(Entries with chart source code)
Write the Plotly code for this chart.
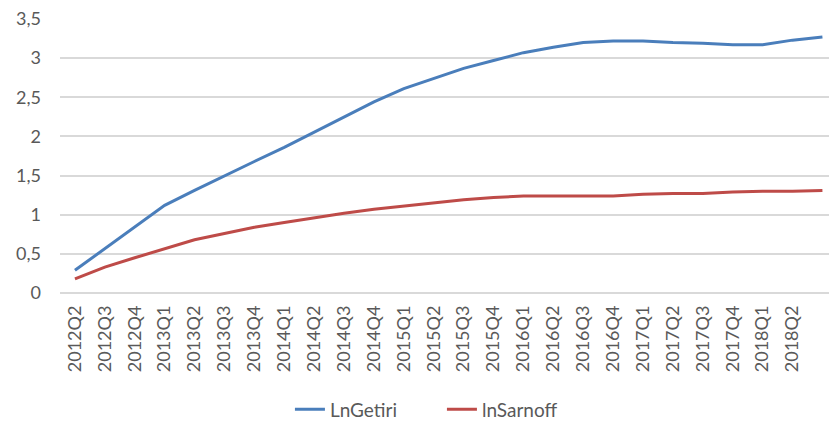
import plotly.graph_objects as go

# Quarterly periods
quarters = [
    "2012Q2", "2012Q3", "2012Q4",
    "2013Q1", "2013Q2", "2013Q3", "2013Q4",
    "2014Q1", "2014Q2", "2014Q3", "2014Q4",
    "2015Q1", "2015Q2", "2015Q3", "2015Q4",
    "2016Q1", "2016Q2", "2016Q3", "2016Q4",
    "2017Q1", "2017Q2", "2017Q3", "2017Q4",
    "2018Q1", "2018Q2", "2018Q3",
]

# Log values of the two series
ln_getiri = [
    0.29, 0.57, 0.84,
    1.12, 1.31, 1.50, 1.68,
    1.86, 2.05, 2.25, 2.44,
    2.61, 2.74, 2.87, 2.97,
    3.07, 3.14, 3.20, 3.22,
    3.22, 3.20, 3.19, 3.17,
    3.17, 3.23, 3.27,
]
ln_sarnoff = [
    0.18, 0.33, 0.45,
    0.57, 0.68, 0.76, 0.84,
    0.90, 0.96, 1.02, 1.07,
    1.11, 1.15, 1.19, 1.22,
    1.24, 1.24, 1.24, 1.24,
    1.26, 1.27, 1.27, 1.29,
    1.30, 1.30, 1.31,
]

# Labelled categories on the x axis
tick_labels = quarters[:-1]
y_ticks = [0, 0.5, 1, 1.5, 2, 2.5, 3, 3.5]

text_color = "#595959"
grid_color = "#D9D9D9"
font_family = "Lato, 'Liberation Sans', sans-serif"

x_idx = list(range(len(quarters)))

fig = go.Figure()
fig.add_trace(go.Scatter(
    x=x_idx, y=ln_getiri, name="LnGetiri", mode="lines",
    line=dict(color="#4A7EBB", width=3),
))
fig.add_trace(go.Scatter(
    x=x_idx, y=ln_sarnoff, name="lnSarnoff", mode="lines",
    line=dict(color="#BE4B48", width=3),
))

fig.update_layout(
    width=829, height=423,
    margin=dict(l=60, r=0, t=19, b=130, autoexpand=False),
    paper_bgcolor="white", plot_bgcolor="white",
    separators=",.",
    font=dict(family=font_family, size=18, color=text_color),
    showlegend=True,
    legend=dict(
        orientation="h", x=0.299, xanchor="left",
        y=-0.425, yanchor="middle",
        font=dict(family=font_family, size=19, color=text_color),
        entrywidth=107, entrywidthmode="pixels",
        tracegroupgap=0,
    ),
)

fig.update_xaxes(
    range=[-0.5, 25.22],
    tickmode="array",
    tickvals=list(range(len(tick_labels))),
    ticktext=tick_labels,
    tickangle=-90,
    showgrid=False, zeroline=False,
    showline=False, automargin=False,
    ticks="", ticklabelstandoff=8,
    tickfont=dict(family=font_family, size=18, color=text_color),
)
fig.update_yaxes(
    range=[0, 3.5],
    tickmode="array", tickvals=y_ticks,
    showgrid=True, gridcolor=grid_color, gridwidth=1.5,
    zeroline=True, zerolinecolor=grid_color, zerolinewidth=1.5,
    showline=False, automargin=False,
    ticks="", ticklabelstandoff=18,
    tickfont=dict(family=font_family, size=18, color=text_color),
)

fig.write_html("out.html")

==

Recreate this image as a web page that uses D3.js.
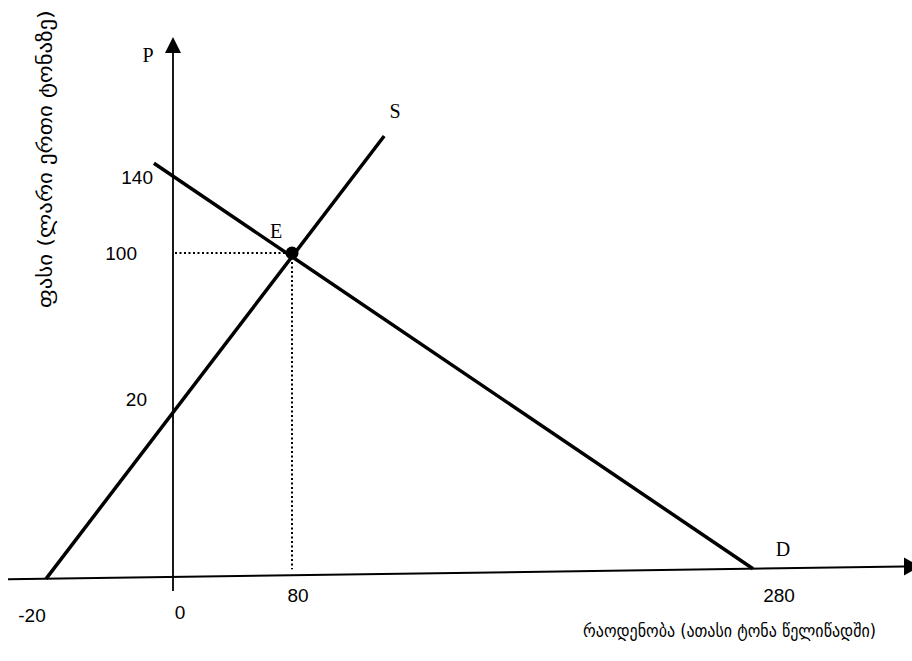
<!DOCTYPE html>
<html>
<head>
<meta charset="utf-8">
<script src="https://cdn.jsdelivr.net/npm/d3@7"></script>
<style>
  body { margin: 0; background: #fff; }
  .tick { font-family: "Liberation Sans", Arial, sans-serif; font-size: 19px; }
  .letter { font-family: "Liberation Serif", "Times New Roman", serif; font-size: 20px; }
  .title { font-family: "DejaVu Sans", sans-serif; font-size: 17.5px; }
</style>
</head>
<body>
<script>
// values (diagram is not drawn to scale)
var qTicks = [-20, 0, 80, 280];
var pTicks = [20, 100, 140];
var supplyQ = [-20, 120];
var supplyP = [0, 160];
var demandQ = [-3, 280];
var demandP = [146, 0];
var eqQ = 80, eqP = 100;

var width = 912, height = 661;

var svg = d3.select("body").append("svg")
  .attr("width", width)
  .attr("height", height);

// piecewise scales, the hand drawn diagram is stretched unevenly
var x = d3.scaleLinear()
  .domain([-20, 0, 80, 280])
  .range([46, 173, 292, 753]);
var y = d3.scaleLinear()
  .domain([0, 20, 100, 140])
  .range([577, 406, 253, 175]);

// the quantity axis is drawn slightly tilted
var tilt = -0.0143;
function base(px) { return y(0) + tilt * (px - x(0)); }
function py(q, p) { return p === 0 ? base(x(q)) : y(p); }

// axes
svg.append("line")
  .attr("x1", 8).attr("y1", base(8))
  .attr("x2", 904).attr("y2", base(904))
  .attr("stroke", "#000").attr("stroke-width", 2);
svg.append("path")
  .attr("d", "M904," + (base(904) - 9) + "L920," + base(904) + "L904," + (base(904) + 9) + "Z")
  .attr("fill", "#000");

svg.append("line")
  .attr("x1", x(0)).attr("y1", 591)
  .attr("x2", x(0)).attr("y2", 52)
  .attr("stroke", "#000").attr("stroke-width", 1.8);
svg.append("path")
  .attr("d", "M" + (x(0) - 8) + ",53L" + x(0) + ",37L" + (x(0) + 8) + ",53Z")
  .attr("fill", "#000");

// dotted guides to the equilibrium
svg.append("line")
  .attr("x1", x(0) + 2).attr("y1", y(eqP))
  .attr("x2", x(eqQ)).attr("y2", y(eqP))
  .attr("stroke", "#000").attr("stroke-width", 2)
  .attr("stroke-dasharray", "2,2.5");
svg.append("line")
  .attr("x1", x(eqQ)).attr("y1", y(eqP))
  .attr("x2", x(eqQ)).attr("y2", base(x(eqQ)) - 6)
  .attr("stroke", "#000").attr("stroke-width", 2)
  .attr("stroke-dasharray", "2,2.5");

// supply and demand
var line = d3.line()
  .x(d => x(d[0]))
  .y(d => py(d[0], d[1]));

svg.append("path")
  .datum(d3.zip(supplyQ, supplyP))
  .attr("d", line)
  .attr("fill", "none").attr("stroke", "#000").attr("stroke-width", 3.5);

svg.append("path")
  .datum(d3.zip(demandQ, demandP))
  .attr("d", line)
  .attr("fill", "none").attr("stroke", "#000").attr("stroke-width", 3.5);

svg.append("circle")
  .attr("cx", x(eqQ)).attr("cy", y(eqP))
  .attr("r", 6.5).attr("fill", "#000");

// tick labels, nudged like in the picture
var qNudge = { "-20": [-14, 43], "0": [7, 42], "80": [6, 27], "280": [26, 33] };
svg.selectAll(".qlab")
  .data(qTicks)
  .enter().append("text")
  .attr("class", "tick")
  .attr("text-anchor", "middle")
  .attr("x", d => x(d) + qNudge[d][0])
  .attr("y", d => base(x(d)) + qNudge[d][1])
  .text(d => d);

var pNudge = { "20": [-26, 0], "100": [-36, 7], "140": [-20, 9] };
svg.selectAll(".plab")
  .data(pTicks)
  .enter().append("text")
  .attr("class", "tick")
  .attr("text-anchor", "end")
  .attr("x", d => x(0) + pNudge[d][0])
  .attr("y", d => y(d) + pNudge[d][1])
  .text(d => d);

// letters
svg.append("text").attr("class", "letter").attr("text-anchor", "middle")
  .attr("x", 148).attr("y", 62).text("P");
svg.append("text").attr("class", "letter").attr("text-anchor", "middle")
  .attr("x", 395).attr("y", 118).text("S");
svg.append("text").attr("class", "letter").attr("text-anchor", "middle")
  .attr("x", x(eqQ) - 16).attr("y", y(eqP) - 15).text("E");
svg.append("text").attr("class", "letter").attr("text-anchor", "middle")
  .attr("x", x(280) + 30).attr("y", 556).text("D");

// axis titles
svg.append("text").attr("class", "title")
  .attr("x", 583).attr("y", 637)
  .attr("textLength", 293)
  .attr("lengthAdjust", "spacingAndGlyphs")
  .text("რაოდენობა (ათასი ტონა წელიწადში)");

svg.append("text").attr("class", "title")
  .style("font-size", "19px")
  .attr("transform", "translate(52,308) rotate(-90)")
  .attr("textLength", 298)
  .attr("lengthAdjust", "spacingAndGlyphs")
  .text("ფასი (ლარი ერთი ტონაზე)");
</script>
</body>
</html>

== TASK REQUIREMENTS ==
Starting at the line that contains "Recreate this image" and ending at the line that contains "406, 253, 175]);", give the lines again exactly. Do not include the pictures.

== FINISHED TASK ==
Recreate this image as a web page that uses D3.js.
<!DOCTYPE html>
<html>
<head>
<meta charset="utf-8">
<script src="https://cdn.jsdelivr.net/npm/d3@7"></script>
<style>
  body { margin: 0; background: #fff; }
  .tick { font-family: "Liberation Sans", Arial, sans-serif; font-size: 19px; }
  .letter { font-family: "Liberation Serif", "Times New Roman", serif; font-size: 20px; }
  .title { font-family: "DejaVu Sans", sans-serif; font-size: 17.5px; }
</style>
</head>
<body>
<script>
// values (diagram is not drawn to scale)
var qTicks = [-20, 0, 80, 280];
var pTicks = [20, 100, 140];
var supplyQ = [-20, 120];
var supplyP = [0, 160];
var demandQ = [-3, 280];
var demandP = [146, 0];
var eqQ = 80, eqP = 100;

var width = 912, height = 661;

var svg = d3.select("body").append("svg")
  .attr("width", width)
  .attr("height", height);

// piecewise scales, the hand drawn diagram is stretched unevenly
var x = d3.scaleLinear()
  .domain([-20, 0, 80, 280])
  .range([46, 173, 292, 753]);
var y = d3.scaleLinear()
  .domain([0, 20, 100, 140])
  .range([577, 406, 253, 175]);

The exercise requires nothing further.